Me pregunto si será posible cambiar la perspectiva. Cuando salió Intrusos en el espectáculo al aire yo tenía trece años. Desde ese momento hasta ahora, con un hueco en el medio donde me alejé determinantemente de todo mi pasado por la pasión snob, nunca dejé de verlo. Mirar Intrusos me hace sentir que mi abuela vive, que estoy cerca de mi mamá y mi tía, de sobremesa, a punto de dormir la siesta. Para mí, no representa solamente un consumo, es como otro familiar en la mesa. No puedo pensarlo de otra manera porque se trata de un sentimiento, pero soy consciente de que mi mirada es ingenua y hasta cursi.

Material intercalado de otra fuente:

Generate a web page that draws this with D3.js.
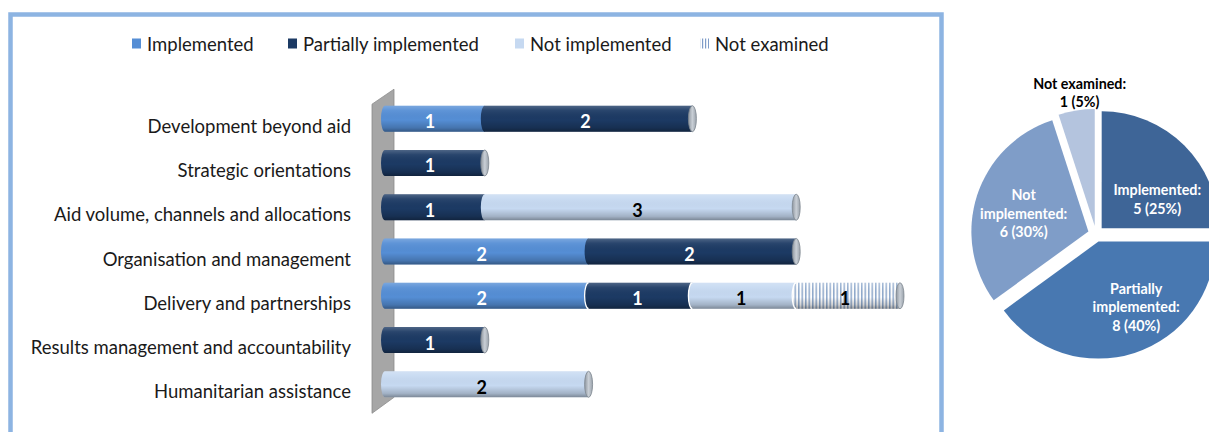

Ayer estaba escuchando Leo Mattioli en Spotify después de haber dado dos clases en la escuela a la mañana y otras dos por la tarde. Era viernes por la noche. El cansancio, cuando baja el sol, aparece de golpe, como una manifestación. No es que yo no estuviera cansado, más bien es como que me doy cuenta del trabajo acumulado de la semana. Me tiré al sillón. Hacía frío, prendí la estufa. Me puse a completar la lección del día de alemán en Duolingo, una aplicación para aprender idiomas. Entonces me vi a mí mismo: estaba escuchando cumbia santafesina de un cantante denunciado por misógino, ídolo de mi adolescencia y que cada tanto vuelvo a sentir con la misma intensidad, al mismo tiempo que estudiaba un idioma que no es de fácil acceso para todos. ¿Cómo podía darse esa yuxtaposición de elementos de la cultura que parecen irreconciliables?